Biographical Information[edit]

When Californian Satoshi Hirayama was 12 years old, his family was sent to an internment camp in Poston, AZ as part of the discrimination against Japanese-Americans during World War II. After the war, Hirayama returned to his hometown of Exeter, CA. While very short in stature, he was sought after due to his speed and got a football scholarship to Fresno State. Not enjoying spring football, he developed his enjoyment for baseball and joined the university's baseball club as well. He set a college record with five stolen bases one game.

After graduation, Hirayama was signed by the St. Louis Browns and assigned to their Stockton Ports farm team. For Stockton in 1952, Satoshi batted .264/~.409/.305. While he lacked power (no homers), he was third among the regulars in average and did very good jobs on the basepaths (20 steals), using his stature to help him draw walks (71 walks in 82 games, with just 23 strikeouts) and playing defense (he led California League outfielders in fielding percentage, .991).

In 1953 Hirayama got called up and served two years in the US military. In the meantime, he had gotten the attention of Kenichiro Zenimura, who convinced Hirayama to follow the path of Zenimura's sons Kento Zenimura and Kenshi Zenimura.

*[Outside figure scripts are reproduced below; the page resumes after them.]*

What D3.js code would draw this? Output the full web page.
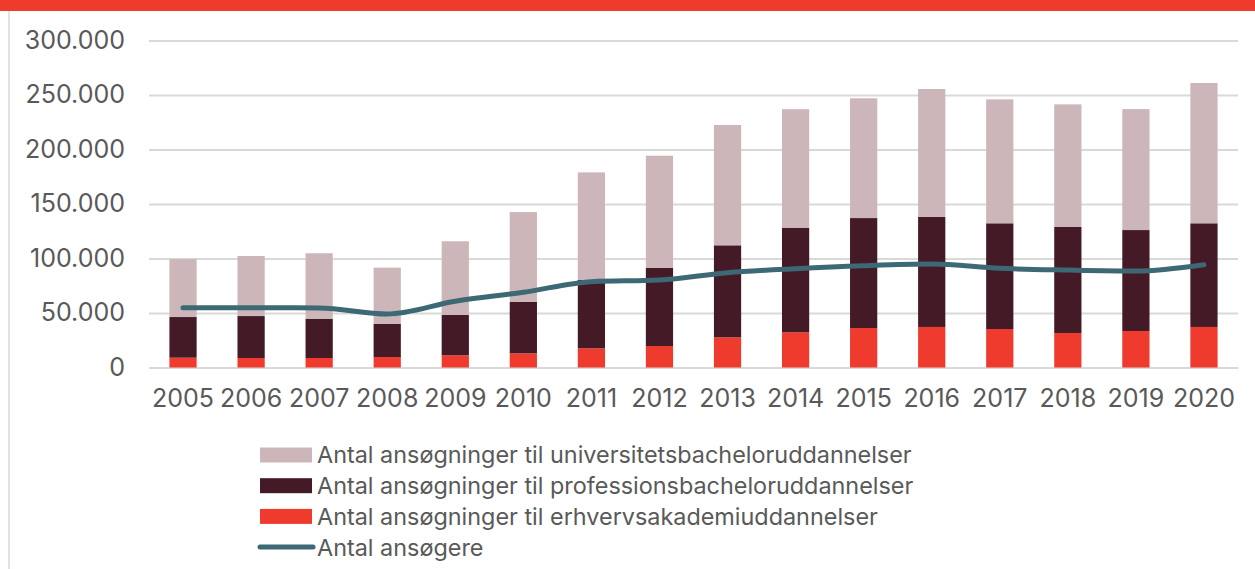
<!DOCTYPE html>
<html>
<head>
<meta charset="utf-8">
<script src="https://cdn.jsdelivr.net/npm/d3@7"></script>
<style>
  body { margin: 0; background: #fff; }
  svg { display: block; }
  svg text { font-family: Inter, "Noto Sans", sans-serif; }
</style>
</head>
<body>
<script>
var fullWidth = 1255;
var fullHeight = 569;

var margin = {top: 40.5, right: 17, bottom: 201.5, left: 149};

var width = fullWidth - margin.left - margin.right;
var height = fullHeight - margin.top - margin.bottom;

// data
var years = ["2005", "2006", "2007", "2008", "2009", "2010", "2011", "2012",
             "2013", "2014", "2015", "2016", "2017", "2018", "2019", "2020"];
var erhverv = [9000, 8700, 8700, 9600, 11200, 13000, 17600, 19700,
               27700, 32300, 36200, 37200, 35300, 31600, 33500, 37200];
var profession = [37300, 38500, 36100, 30300, 37000, 47100, 62700, 71600,
                  84400, 96000, 100900, 100900, 97000, 97300, 92600, 95100];
var universitet = [53200, 55100, 60000, 51700, 67600, 82500, 98700, 103000,
                   110400, 108700, 109900, 117400, 113700, 112500, 111000, 128700];
var ansoegere = [54900, 54900, 54700, 49100, 60800, 69000, 78700, 80300,
                 87000, 90700, 93400, 94900, 91000, 89400, 88500, 94300];
var yTicks = [0, 50000, 100000, 150000, 200000, 250000, 300000];

var seriesNames = ["Antal ansøgninger til universitetsbacheloruddannelser",
                   "Antal ansøgninger til professionsbacheloruddannelser",
                   "Antal ansøgninger til erhvervsakademiuddannelser",
                   "Antal ansøgere"];
var colors = {erhverv: "#ee3b2e", profession: "#431a25", universitet: "#cdb6b9", line: "#3d6974"};

var svg = d3.select("body")
            .append("svg")
            .attr("width", fullWidth)
            .attr("height", fullHeight);

// red band on top and grey frame line at the left
svg.append("rect")
   .attr("x", 0).attr("y", 0)
   .attr("width", fullWidth).attr("height", 11)
   .style("fill", "#ee3b2e");
svg.append("line")
   .attr("x1", 9).attr("x2", 9)
   .attr("y1", 11).attr("y2", fullHeight)
   .style("stroke", "#d9d9d9")
   .style("stroke-width", 1.5);

var xScale = d3.scaleBand()
               .domain(years)
               .range([margin.left, margin.left + width])
               .paddingInner(0.6)
               .paddingOuter(0.3);

var yScale = d3.scaleLinear()
               .domain([0, 300000])
               .range([margin.top + height, margin.top]);

var fmt = function(d) { return d === 0 ? "0" : d3.format(",")(d).replace(/,/g, "."); };

// gridlines + y labels
var yAxis = d3.axisLeft(yScale)
              .tickValues(yTicks)
              .tickFormat(fmt)
              .tickSize(-width)
              .tickPadding(24);

var gy = svg.append("g")
   .attr("transform", "translate(" + margin.left + ",0)")
   .call(yAxis);
gy.attr("font-family", null).attr("font-size", null);
gy.select(".domain").remove();
gy.selectAll(".tick line")
  .style("stroke", "#d9d9d9")
  .style("stroke-width", 2);
gy.selectAll(".tick text")
  .style("font-size", "25px")
  .style("fill", "#595959")
  .attr("dy", "0.3em");

// stacked bars
var rows = years.map(function(y, i) {
    return {year: y, erhverv: erhverv[i], profession: profession[i], universitet: universitet[i]};
});
var stack = d3.stack().keys(["erhverv", "profession", "universitet"]);
var layers = stack(rows);

svg.selectAll(".layer")
   .data(layers)
   .enter()
   .append("g")
   .attr("class", "layer")
   .style("fill", function(d) { return colors[d.key]; })
   .selectAll("rect")
   .data(function(d) { return d; })
   .enter()
   .append("rect")
   .attr("x", function(d) { return xScale(d.data.year); })
   .attr("width", xScale.bandwidth())
   .attr("y", function(d) { return yScale(d[1]); })
   .attr("height", function(d) { return yScale(d[0]) - yScale(d[1]); });

// x labels
var xAxis = d3.axisBottom(xScale).tickSize(0).tickPadding(22);
var gx = svg.append("g")
   .attr("transform", "translate(0," + (margin.top + height) + ")")
   .call(xAxis);
gx.attr("font-family", null).attr("font-size", null);
gx.select(".domain").remove();
gx.selectAll(".tick text")
  .style("font-size", "25px")
  .style("fill", "#595959");

// line for applicants
var line = d3.line()
             .x(function(d, i) { return xScale(years[i]) + xScale.bandwidth() / 2; })
             .y(function(d) { return yScale(d); })
             .curve(d3.curveMonotoneX);

svg.append("path")
   .datum(ansoegere)
   .attr("d", line)
   .style("fill", "none")
   .style("stroke", colors.line)
   .style("stroke-width", 5)
   .style("stroke-linecap", "round")
   .style("stroke-linejoin", "round");

// legend
var legendKeys = ["universitet", "profession", "erhverv", "line"];
var legend = svg.selectAll(".legend")
                .data(legendKeys)
                .enter()
                .append("g")
                .attr("class", "legend")
                .attr("transform", function(d, i) {
                    return "translate(260," + (455 + i * 30.7) + ")";
                });

legend.filter(function(d) { return d !== "line"; })
      .append("rect")
      .attr("x", 0)
      .attr("y", -7.5)
      .attr("width", 52)
      .attr("height", 15)
      .style("fill", function(d) { return colors[d]; });

legend.filter(function(d) { return d === "line"; })
      .append("line")
      .attr("x1", 0).attr("x2", 53)
      .attr("y1", 0).attr("y2", 0)
      .style("stroke", colors.line)
      .style("stroke-width", 5)
      .style("stroke-linecap", "round");

legend.append("text")
      .attr("x", 57)
      .attr("y", 0)
      .attr("dy", "0.36em")
      .style("font-size", "23.4px")
      .style("fill", "#595959")
      .text(function(d, i) { return seriesNames[i]; });
</script>
</body>
</html>
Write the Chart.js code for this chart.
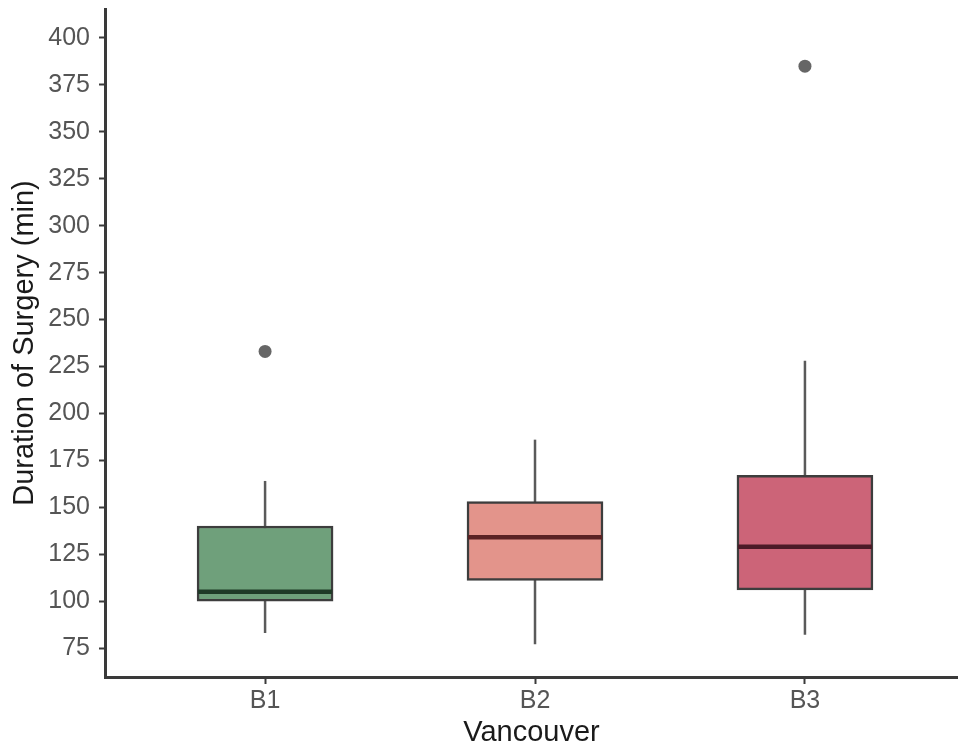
<!DOCTYPE html>
<html>
<head>
<meta charset="utf-8">
<script src="https://cdn.jsdelivr.net/npm/chart.js@4.4.0/dist/chart.umd.min.js"></script>
<style>
  html, body { margin: 0; padding: 0; background: #fff; overflow: hidden; }
  #wrap { width: 958px; height: 750px; }
</style>
</head>
<body>
<div id="wrap"><canvas id="chart"></canvas></div>
<script>
// --- data ---
const categories = ['B1', 'B2', 'B3'];
const whiskerLow = [83, 77, 82];
const q1 = [100, 111, 106];
const median = [105, 134, 129];
const q3 = [140, 153, 167];
const whiskerHigh = [164, 186, 228];
const outliers = [[233], [], [385]];
const yTicks = [75, 100, 125, 150, 175, 200, 225, 250, 275, 300, 325, 350, 375, 400];

const fills = ['#6fa07b', '#e3948b', '#cc6478'];
const medianColors = ['#1f3a27', '#5b2224', '#4c1a27'];

const boxData = categories.map((c, i) => ({ x: i + 1, y: [q1[i], q3[i]] }));
const outlierData = [];
outliers.forEach((list, i) => list.forEach(v => outlierData.push({ x: i + 1, y: v })));

// whiskers behind the boxes, medians on top
const boxPlotLines = {
    id: 'boxPlotLines',
    beforeDatasetsDraw(chart) {
        const { ctx, scales: { x, y } } = chart;
        ctx.save();
        ctx.strokeStyle = '#5a5a5a';
        ctx.lineWidth = 2.5;
        categories.forEach((c, i) => {
            const px = x.getPixelForValue(i + 1);
            ctx.beginPath();
            ctx.moveTo(px, y.getPixelForValue(whiskerLow[i]));
            ctx.lineTo(px, y.getPixelForValue(whiskerHigh[i]));
            ctx.stroke();
        });
        ctx.restore();
    },
    afterDatasetsDraw(chart) {
        const { ctx, scales: { x, y } } = chart;
        const half = 67;
        ctx.save();
        ctx.lineWidth = 4.5;
        categories.forEach((c, i) => {
            const px = x.getPixelForValue(i + 1);
            const py = y.getPixelForValue(median[i]);
            ctx.strokeStyle = medianColors[i];
            ctx.beginPath();
            ctx.moveTo(px - half, py);
            ctx.lineTo(px + half, py);
            ctx.stroke();
        });
        ctx.restore();
    }
};

const tickFont = { family: '"Liberation Sans", Arial, sans-serif', size: 25 };
const titleFont = { family: '"Liberation Sans", Arial, sans-serif', size: 29 };

new Chart(document.getElementById('chart'), {
    type: 'bar',
    data: {
        datasets: [
            {
                data: boxData,
                backgroundColor: fills,
                borderColor: '#3d3d3d',
                borderWidth: 2.5,
                borderSkipped: false,
                barThickness: 136,
                order: 2
            },
            {
                type: 'scatter',
                data: outlierData,
                pointRadius: 6.5,
                pointBackgroundColor: '#666666',
                pointBorderWidth: 0,
                order: 1
            }
        ]
    },
    options: {
        responsive: true,
        maintainAspectRatio: false,
        animation: false,
        layout: { autoPadding: false, padding: { top: 9, right: 0, bottom: 0, left: 0 } },
        plugins: { legend: { display: false }, tooltip: { enabled: false } },
        scales: {
            x: {
                type: 'linear',
                offset: false,
                min: 0.407,
                max: 3.567,
                afterBuildTicks: axis => { axis.ticks = categories.map((c, i) => ({ value: i + 1 })); },
                afterFit: axis => { axis.height = 73; axis.paddingLeft = 0; axis.paddingRight = 0; },
                ticks: {
                    callback: v => categories[v - 1],
                    color: '#555555',
                    font: tickFont,
                    padding: 2,
                    maxRotation: 0
                },
                grid: { offset: false, drawOnChartArea: false, tickLength: 7, tickColor: '#3a3a3a', tickWidth: 2 },
                border: { color: '#3a3a3a', width: 3 },
                title: { display: true, text: 'Vancouver', color: '#1a1a1a', font: titleFont, padding: { top: 0, bottom: 0 } }
            },
            y: {
                min: 59.55,
                max: 415.45,
                afterBuildTicks: axis => { axis.ticks = yTicks.map(v => ({ value: v })); },
                afterFit: axis => { axis.width = 105; axis.paddingTop = 0; axis.paddingBottom = 0; },
                ticks: { color: '#555555', font: tickFont, padding: 9 },
                grid: { drawOnChartArea: false, tickLength: 6, tickColor: '#3a3a3a', tickWidth: 2 },
                border: { color: '#3a3a3a', width: 3 },
                title: { display: true, text: 'Duration of Surgery (min)', color: '#1a1a1a', font: titleFont, padding: { top: 8, bottom: 0 } }
            }
        }
    },
    plugins: [boxPlotLines]
});
</script>
</body>
</html>
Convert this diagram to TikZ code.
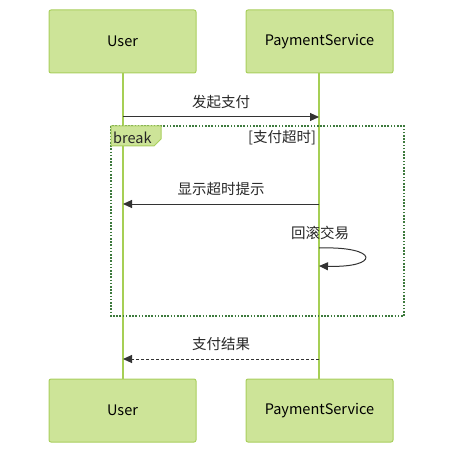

Satoshi signed with the Hiroshima Carp in 1955 and lived with Kenshi Zenimura in Japan.

Hirayama never showed the kind of on-base abilities he had in the states, but his hustling style and good defensive play earned him fan support. He hit .238/.291/.337 his first year in Nippon Pro Baseball, with 25 steals in 32 tries. His line was .240/.313/.361 the next year and he made the Central League All-Star team; he swiped a career-high 34 bases. He hit a career-best 11 HR in 1957 and batted .222/.303/.351 with 33 steals in 42 attempts, 7 fewer swipes than league leader Tokuji Iida.

Satoshi made his second All-Star team in 1958 and hit .226/.276/.335 with 21 stolen bases. He struggled even more the next two years, putting up lines of .211/.294/.289 and .210/.289/.324; he was just 8 for 17 in steals in '59 but was 18-22 the next year. In 1958 Hirayama achieved a measure of fame when he profiled in the August 4 Sports Illustrated.

In 1961 he had his best average in Japan with a .253/.332/.334 year, but ran into a fence at Hiroshima Municipal Stadium late in the year and never fully recovered. At age 32 in 1962, he hit .258/.337/.338, then declined to .177/.258/.215 and .182/.280/.364 in 25 games in 1964. Overall in NPB Hirayama batted .229/.301/.333 and stole 160 bases in 227 tries.

Hirayama and his wife wanted their kids to be raised in America so they returned to Fresno, CA, where Satoshi became a teacher. He was eventually promoted to vice principal, then principal and later to the district office as head of personnel.

Satoshi also worked as a scout after retiring as a player, for the California Angels and for the Carp after 1975. Among the players he found for Hiroshima were Gail Hopkins, Jim Lyttle, Tim Ireland and Adrian Garrett. He has worked in the Carp's baseball academy in the Dominican Republic, where he helped develop Alfonso Soriano.